Opened in 2005, Seven Stories showcases a national collection of manuscripts and illustrations of some of the UK’s greatest authors and illustrators for children. It has an extensive archive, and a wonderful museum-cum-gallery-cum-exploration space in Newcastle-upon-Tyne in NE England.
Seven Stories is located just outside the centre of Newcastle on the banks of the Ouseburn in a part of town which has a quirky, slightly bohemian feel to it, surrounded by artists’ studios.
Spread over seven floors (the name also refers to the seven basic plots that reoccur through all types of storytelling) there is plenty to see and do. We spent about 4 hours at Seven Stories and all of us, including the kids, would have liked to stay longer.

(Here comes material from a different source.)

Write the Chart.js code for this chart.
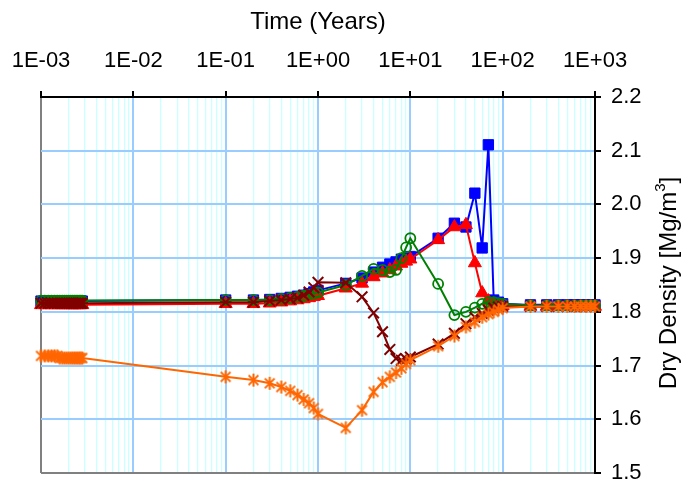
<!DOCTYPE html>
<html><head><meta charset="utf-8">
<script src="https://cdn.jsdelivr.net/npm/chart.js@4/dist/chart.umd.min.js"></script>
<style>html,body{margin:0;padding:0;background:#fff}</style>
</head><body>
<canvas id="c" width="684" height="485" style="display:block;width:684px;height:485px"></canvas>
<script>
// ---- data ----
const times = [0.001,0.0011,0.0012,0.0013,0.0014,0.0015,0.0016,0.0017,0.0018,0.0019,0.002,0.0021,0.0022,0.0023,0.0024,0.0025,0.0026,0.0027,0.0028,
  0.1,0.2,0.3,0.4,0.5,0.6,0.7,0.8,0.9,1,2,3,4,5,6,7,8,9,10,20,30,40,50,60,70,80,90,100,200,300,400,500,600,700,800,900,1000];
const blueVals = [1.82,1.82,1.82,1.82,1.82,1.82,1.82,1.82,1.82,1.82,1.82,1.82,1.82,1.82,1.82,1.82,1.82,1.82,1.82,
  1.822,1.822,1.823,1.825,1.827,1.829,1.831,1.834,1.837,1.84,
  1.853,1.863,1.874,1.883,1.889,1.893,1.898,1.900,1.903,
  1.937,1.965,1.958,2.021,1.919,2.111,1.822,1.818,1.815,
  1.813,1.813,1.813,1.813,1.813,1.813,1.813,1.813,1.813];
const redVals = [1.813,1.813,1.813,1.813,1.813,1.813,1.813,1.813,1.813,1.813,1.813,1.813,1.813,1.813,1.813,1.813,1.813,1.813,1.813,
  1.815,1.815,1.816,1.818,1.82,1.822,1.824,1.826,1.828,1.83,
  1.844,1.853,1.865,1.872,1.878,1.885,1.89,1.894,1.898,
  1.934,1.958,1.962,1.891,1.835,1.82,1.814,1.812,1.811,
  1.81,1.81,1.81,1.81,1.81,1.81,1.81,1.81,1.81];
const greenVals = [1.821,1.821,1.821,1.821,1.821,1.821,1.821,1.821,1.821,1.821,1.821,1.821,1.821,1.821,1.821,1.821,1.821,1.821,1.821,
  1.822,1.822,1.822,1.824,1.826,1.828,1.83,1.832,1.834,1.836,
  1.85,1.867,1.88,1.878,1.874,1.878,1.9,1.92,1.937,
  1.852,1.794,1.8,1.808,1.815,1.818,1.818,1.816,1.815,
  1.812,1.812,1.812,1.812,1.812,1.812,1.812,1.812,1.812];
const darkRedVals = [1.816,1.816,1.816,1.816,1.816,1.816,1.816,1.816,1.816,1.816,1.816,1.816,1.816,1.816,1.816,1.816,1.816,1.816,1.816,
  1.818,1.818,1.82,1.822,1.824,1.826,1.831,1.837,1.845,1.855,
  1.854,1.828,1.798,1.763,1.73,1.713,1.71,1.712,1.716,
  1.74,1.76,1.778,1.79,1.797,1.803,1.807,1.809,1.81,
  1.81,1.81,1.81,1.81,1.81,1.81,1.81,1.81,1.81];
const orangeVals = [1.718,1.718,1.718,1.718,1.718,1.718,1.714,1.714,1.714,1.714,1.714,1.714,1.714,1.714,1.714,1.714,1.714,1.714,1.714,
  1.679,1.673,1.667,1.66,1.653,1.645,1.637,1.63,1.621,1.61,
  1.584,1.617,1.651,1.669,1.679,1.687,1.695,1.703,1.71,
  1.736,1.755,1.772,1.781,1.79,1.796,1.8,1.804,1.807,
  1.81,1.81,1.81,1.81,1.81,1.81,1.81,1.81,1.81];
const xTickLabels = ['1E-03','1E-02','1E-01','1E+00','1E+01','1E+02','1E+03'];
const yTickLabels = ['1.5','1.6','1.7','1.8','1.9','2.0','2.1','2.2'];
const xTitle = 'Time (Years)';
const yTitleMain = 'Dry Density [Mg/m';
const yTitleSup = '3';
const yTitleEnd = ']';

// ---- styling ----
const FONT = '"Liberation Sans", Arial, Helvetica, sans-serif';
Chart.defaults.font.family = FONT;
Chart.defaults.color = '#000';

function pts(vals){ return times.map((t,i)=>({x:t, y:vals[i]})); }

function starMarker(color, r, lw){
  const s = Math.ceil(2*r + lw + 2);
  const c = document.createElement('canvas');
  c.width = s; c.height = s;
  const g = c.getContext('2d');
  g.strokeStyle = color; g.lineWidth = lw; g.lineCap = 'butt';
  const m = s/2, d = r*0.75;
  g.beginPath();
  g.moveTo(m-d,m-d); g.lineTo(m+d,m+d);
  g.moveTo(m+d,m-d); g.lineTo(m-d,m+d);
  g.moveTo(m,m-r); g.lineTo(m,m+r);
  g.stroke();
  return c;
}

const gridVals = [];
for (let e = -3; e <= 2; e++) for (let m = 1; m <= 9; m++) gridVals.push(+(m*Math.pow(10,e)).toPrecision(3));
gridVals.push(1000);
function isDecade(v){ const l = Math.log10(v); return Math.abs(l - Math.round(l)) < 1e-6; }
function noPad(s){ s.paddingLeft = 0; s.paddingRight = 0; s.paddingTop = 0; s.paddingBottom = 0; }

const yTitlePlugin = {
  id: 'yTitle',
  afterDraw(chart){
    const ctx = chart.ctx;
    ctx.save();
    ctx.translate(669, 283);
    ctx.rotate(-Math.PI/2);
    ctx.fillStyle = '#000';
    ctx.textBaseline = 'middle';
    ctx.textAlign = 'left';
    const f1 = '24px ' + FONT, f2 = '15px ' + FONT;
    ctx.font = f1;
    const wa = ctx.measureText(yTitleMain).width, wc = ctx.measureText(yTitleEnd).width;
    ctx.font = f2;
    const wb = ctx.measureText(yTitleSup).width;
    let x = -(wa + wb + wc)/2;
    ctx.font = f1; ctx.fillText(yTitleMain, x, 0); x += wa;
    ctx.font = f2; ctx.fillText(yTitleSup, x, -8); x += wb;
    ctx.font = f1; ctx.fillText(yTitleEnd, x, 0);
    ctx.restore();
  }
};

new Chart(document.getElementById('c'), {
  type: 'line',
  data: {
    datasets: [
      { data: pts(orangeVals), borderColor:'#FF6600', backgroundColor:'#FF6600', borderWidth:2,
        pointStyle: starMarker('#FF6600', 6.5, 2), pointRadius: 6.5, order: 1 },
      { data: pts(darkRedVals), borderColor:'#800000', backgroundColor:'#800000', borderWidth:2,
        pointStyle:'crossRot', pointRadius:7.5, pointBorderWidth:2, order: 2 },
      { data: pts(greenVals), borderColor:'#008000', backgroundColor:'rgba(0,0,0,0)', borderWidth:2,
        pointStyle:'circle', pointRadius:5, pointBorderWidth:1.8, order: 3 },
      { data: pts(redVals), borderColor:'#FF0000', backgroundColor:'#FF0000', borderWidth:2,
        pointStyle:'triangle', pointRadius:7.5, pointBorderWidth:1, order: 4 },
      { data: pts(blueVals), borderColor:'#0000FF', backgroundColor:'#0000FF', borderWidth:2,
        pointStyle:'rect', pointRadius:7.3, pointBorderWidth:1, order: 5 }
    ]
  },
  options: {
    responsive: false,
    animation: false,
    devicePixelRatio: 1,
    layout: { padding: { left: 41, right: 0, top: 0, bottom: 12 } },
    plugins: { legend: { display:false }, tooltip: { enabled:false } },
    elements: { line: { tension: 0 } },
    datasets: { line: { clip: false } },
    scales: {
      x: {
        type: 'logarithmic', position: 'top', min: 0.001, max: 1000,
        afterBuildTicks: (s) => { s.ticks = gridVals.map(v => ({ value: v, major: isDecade(v) })); },
        afterFit: (s) => { s.height = 97; noPad(s); },
        ticks: {
          autoSkip: false, maxRotation: 0, minRotation: 0, padding: 17, color: '#000',
          font: { size: 22 },
          callback: (v) => isDecade(v) ? xTickLabels[Math.round(Math.log10(v)) + 3] : ''
        },
        grid: {
          color: (c) => { const v = c.tick.value; if (v <= 0.0010001) return '#808080'; if (v >= 999) return 'rgba(0,0,0,0)'; return isDecade(v) ? '#99CCFF' : '#CCFFFF'; },
          lineWidth: (c) => { const v = c.tick.value; return isDecade(v) ? 2 : 1.3; },
          tickLength: 6,
          tickColor: (c) => isDecade(c.tick.value) ? '#000' : 'rgba(0,0,0,0)',
          tickWidth: 2
        },
        border: { color: '#000', width: 2 },
        title: { display: true, text: xTitle, color: '#000', font: { size: 24 }, padding: { top: 8, bottom: 0 } }
      },
      y: {
        type: 'linear', position: 'right', min: 1.5, max: 2.2,
        afterFit: (s) => { s.width = 89; noPad(s); },
        ticks: { stepSize: 0.1, padding: 10, color: '#000', font: { size: 22 },
          callback: (v) => yTickLabels[Math.round((v - 1.5) * 10)] },
        grid: {
          color: (c) => { const v = c.tick.value; if (Math.abs(v - 1.5) < 1e-6) return '#808080'; if (Math.abs(v - 2.2) < 1e-6) return 'rgba(0,0,0,0)'; return '#99CCFF'; },
          lineWidth: 2, tickLength: 6, tickColor: '#000', tickWidth: 2
        },
        border: { color: '#000', width: 2 }
      }
    }
  },
  plugins: [yTitlePlugin]
});
</script>
</body></html>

There are two main gallery spaces in the building and these host special exhibitions. Until the middle of September this year you can see Daydreams and Diaries, the Story of Jacqueline Wilson, whilst A Squash and a Squeeze: Sharing Stories with Julia Donaldson runs until February next year.
Both exhibitions explore the published work of both authors, their backgrounds and family, and the illustrators with whom they’ve worked. The exhibitions are bright, spacious and wonderfully hands-on – each little nook or cranny has something for visitors to try, take part in, listen to, make, dress up in or crawl inside!
Unfortunately (from the point of view of this blog), it was not possible to take many photos (the use of flash is prohibited to protect the exhibits, and most objects can’t be photographed because of copyright issues). Nevertheless, I hope the photos below (a mixture of my own and some shared by Seven Stories) will give you a good flavour of the two exhibitions
In addition to the enormously enjoyable and well thought out exhibition spaces there are several creative spaces in the building, places where kids (and their grown ups) can get crafty, make things, draw, dress up, listen to or read stories.
Seven Stories is situated on the banks of the Ouseburn, almost next door to a city farm with pigs, chickens and goats as well as lots of vegetables growing. This setting was a wonderful place to while a way another hour or so with the kids before we walked down the banks of the Ouseburn to join the Tyne – a pushchair-friendly, delightful walk.
Seven Stories was everything I hoped it would be and I can’t wait to return – hopefully in October to see the new exhibition Gronckles and Doomfangs, celebrating Cressida Cowell and her How to train your Dragon books.
Seven Stories is a wonderful place to visit with something for all ages. I highly recommend it!